The Arizona Department of Education recognized Tanque Verde High as one of the top 27 schools in the state for civic engagement last year.

Marv Sorensen, who teaches government and economics at Benson High School, wants his students to leave class with a sense of their responsibilities as a citizen and the ability to analyze issues such as immigration and marijuana legalization. Those concepts aren’t covered on the multiple choice citizenship test.

“I think there would be more memorization and less critical thinking, which is kind of a drawback,” Sorensen said. “The bright point might be students will know the basics.”

Another concern is funding. The law does not include additional money for schools to administer the test.

Amphitheater School District Executive Director of Secondary Education Mike Bejarano said he hasn’t received any details since the law’s passage.

“I know what I read in the paper this morning. That’s as much as I know,” Bejarano said. “We haven’t received anything from the Arizona Department of Education giving guidelines.”

Bejarano, who formerly taught American government, said he’s not worried about the test’s content, but students might need to start learning the concepts in earlier grades.
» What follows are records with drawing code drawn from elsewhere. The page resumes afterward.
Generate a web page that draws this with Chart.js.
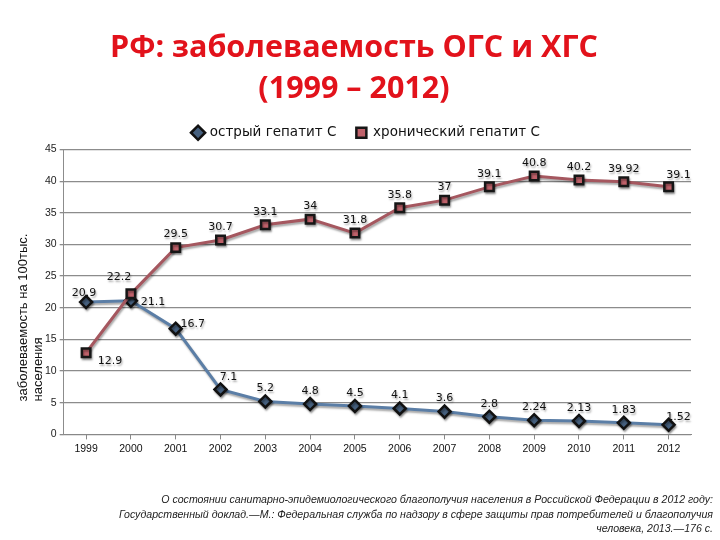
<!DOCTYPE html>
<html>
<head>
<meta charset="utf-8">
<script src="https://cdn.jsdelivr.net/npm/chart.js@4"></script>
<style>
  body { margin: 0; background: #fff; }
  #wrap { position: relative; width: 720px; height: 540px; overflow: hidden; }
  #chart { position: absolute; left: 0; top: 0; }
  #title {
    position: absolute; left: 0; top: 25px; width: 708px;
    font: bold 30.5px "Open Sans", sans-serif; line-height: 41px;
    text-align: center; color: #e2121b;
  }
  #note {
    position: absolute; right: 7px; top: 492px; width: 660px;
    font: italic 10.6px "Liberation Sans", Arial, sans-serif;
    line-height: 14.5px; text-align: right; color: #222;
  }
</style>
</head>
<body>
<div id="wrap">
  <canvas id="chart" width="720" height="540"></canvas>
  <div id="title">РФ: заболеваемость ОГС и ХГС<br>(1999 – 2012)</div>
  <div id="note">О состоянии санитарно-эпидемиологического благополучия населения в Российской Федерации в 2012 году:<br>Государственный доклад.—М.: Федеральная служба по надзору в сфере защиты прав потребителей и благополучия<br>человека, 2013.—176 с.</div>
</div>
<script>
var years = ['1999', '2000', '2001', '2002', '2003', '2004', '2005', '2006', '2007', '2008', '2009', '2010', '2011', '2012'];
var acute = [20.9, 21.1, 16.7, 7.1, 5.2, 4.8, 4.5, 4.1, 3.6, 2.8, 2.24, 2.13, 1.83, 1.52];
var chronic = [12.9, 22.2, 29.5, 30.7, 33.1, 34, 31.8, 35.8, 37, 39.1, 40.8, 40.2, 39.92, 39.1];
var yTicks = [0, 5, 10, 15, 20, 25, 30, 35, 40, 45];

// label nudges, [dx, dy] from the point, default is straight above
var acuteNudge = { 0: [-2, -9], 1: [22, 1], 2: [17, -5], 3: [8, -12], 13: [10, -8] };
var chronicNudge = { 0: [24, 8], 1: [-12, -17], 13: [10, -12] };

var valueLabels = {
    id: 'valueLabels',
    afterDatasetsDraw: function(chart) {
        var ctx = chart.ctx;
        ctx.save();
        ctx.font = '11px "DejaVu Sans", sans-serif';
        ctx.fillStyle = '#111';
        ctx.textAlign = 'center';
        ctx.textBaseline = 'middle';
        chart.data.datasets.forEach(function(ds, i) {
            var meta = chart.getDatasetMeta(i);
            var nudge = i === 0 ? acuteNudge : chronicNudge;
            meta.data.forEach(function(pt, j) {
                var d = nudge[j] || [0, -13];
                ctx.fillText(String(ds.data[j]), pt.x + d[0], pt.y + d[1]);
            });
        });
        ctx.restore();
    }
};

var yTitle = {
    id: 'yTitle',
    afterDraw: function(chart) {
        var ctx = chart.ctx;
        var area = chart.chartArea;
        ctx.save();
        ctx.font = '13px "Liberation Sans", Arial, sans-serif';
        ctx.fillStyle = '#111';
        ctx.textAlign = 'left';
        ctx.textBaseline = 'middle';
        ctx.translate(23, area.bottom - 33);
        ctx.rotate(-Math.PI / 2);
        ctx.fillText('заболеваемость на 100тыс.', 0, 0);
        ctx.fillText('населения', 0, 15);
        ctx.restore();
    }
};

var lineShadow = {
    id: 'lineShadow',
    beforeDatasetsDraw: function(chart) {
        chart.ctx.save();
        chart.ctx.shadowColor = 'rgba(0,0,0,0.35)';
        chart.ctx.shadowOffsetX = 1;
        chart.ctx.shadowOffsetY = 2;
        chart.ctx.shadowBlur = 2;
    },
    afterDatasetsDraw: function(chart) {
        chart.ctx.restore();
    }
};

new Chart(document.getElementById('chart').getContext('2d'), {
    type: 'line',
    data: {
        labels: years,
        datasets: [{
            label: 'острый гепатит С',
            data: acute,
            order: 1,
            borderColor: '#5b7ea6',
            borderWidth: 3,
            pointStyle: 'rectRot',
            pointRadius: 6,
            pointBackgroundColor: '#46607e',
            pointBorderColor: '#111',
            pointBorderWidth: 2.5,
            tension: 0
        }, {
            label: 'хронический гепатит С',
            data: chronic,
            order: 0,
            borderColor: '#a5575f',
            borderWidth: 3,
            pointStyle: 'rect',
            pointRadius: 6,
            pointBackgroundColor: '#c0626b',
            pointBorderColor: '#161616',
            pointBorderWidth: 2.5,
            tension: 0
        }]
    },
    options: {
        responsive: false,
        animation: false,
        layout: { padding: { left: 42, right: 29, top: 106, bottom: 82 } },
        plugins: {
            legend: {
                position: 'top',
                labels: {
                    usePointStyle: true,
                    boxWidth: 10,
                    boxHeight: 10,
                    padding: 20,
                    color: '#111',
                    font: { family: 'DejaVu Sans', size: 13.5 },
                    sort: function(a, b) { return a.datasetIndex - b.datasetIndex; }
                }
            },
            tooltip: { enabled: false }
        },
        scales: {
            x: {
                offset: true,
                grid: { display: true, drawOnChartArea: false, tickLength: 5, color: '#888' },
                border: { color: '#888' },
                ticks: { color: '#111', font: { family: 'Liberation Sans', size: 10.5 }, maxRotation: 0 }
            },
            y: {
                min: 0,
                max: 45,
                afterBuildTicks: function(axis) {
                    axis.ticks = yTicks.map(function(v) { return { value: v }; });
                },
                grid: { color: '#8c8c8c', lineWidth: 1.3, tickLength: 4 },
                border: { color: '#8c8c8c' },
                ticks: { color: '#222', font: { family: 'Liberation Sans', size: 10.5 }, padding: 3 }
            }
        }
    },
    plugins: [valueLabels, yTitle, lineShadow]
});
</script>
</body>
</html>
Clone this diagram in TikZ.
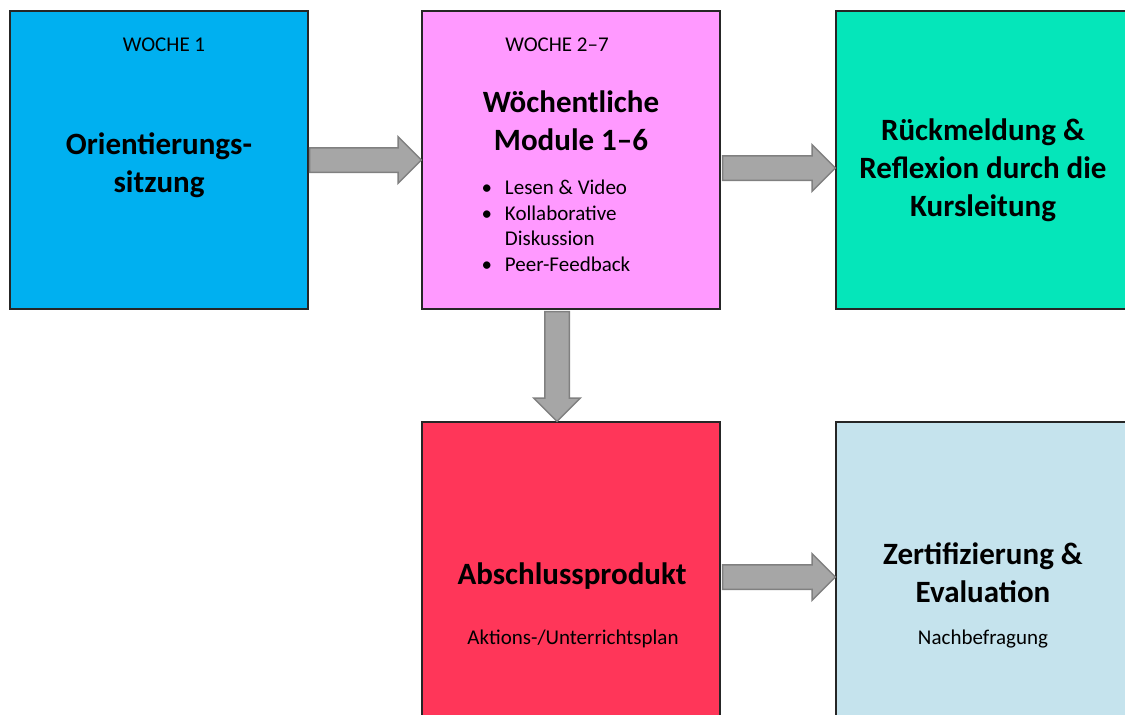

American history and government classes aren’t usually taught until the last two years of high school.

“I like to think what we do already is giving kids the background they need to be good citizens,” he said.

The real goal of a civics education is to get students engaged in history and current government, said Nancy Haas, professor emeritus at Arizona State University’s Mary Lou Fulton Teachers College.

She said the citizenship test wasn’t designed to be an academic measure and if legislators really wanted to impart change, they would have supported teacher training or curriculum development.

“My immediate reaction was that they really didn’t go far enough,” Haas said. “They missed the boat on really promoting civic education in Arizona.”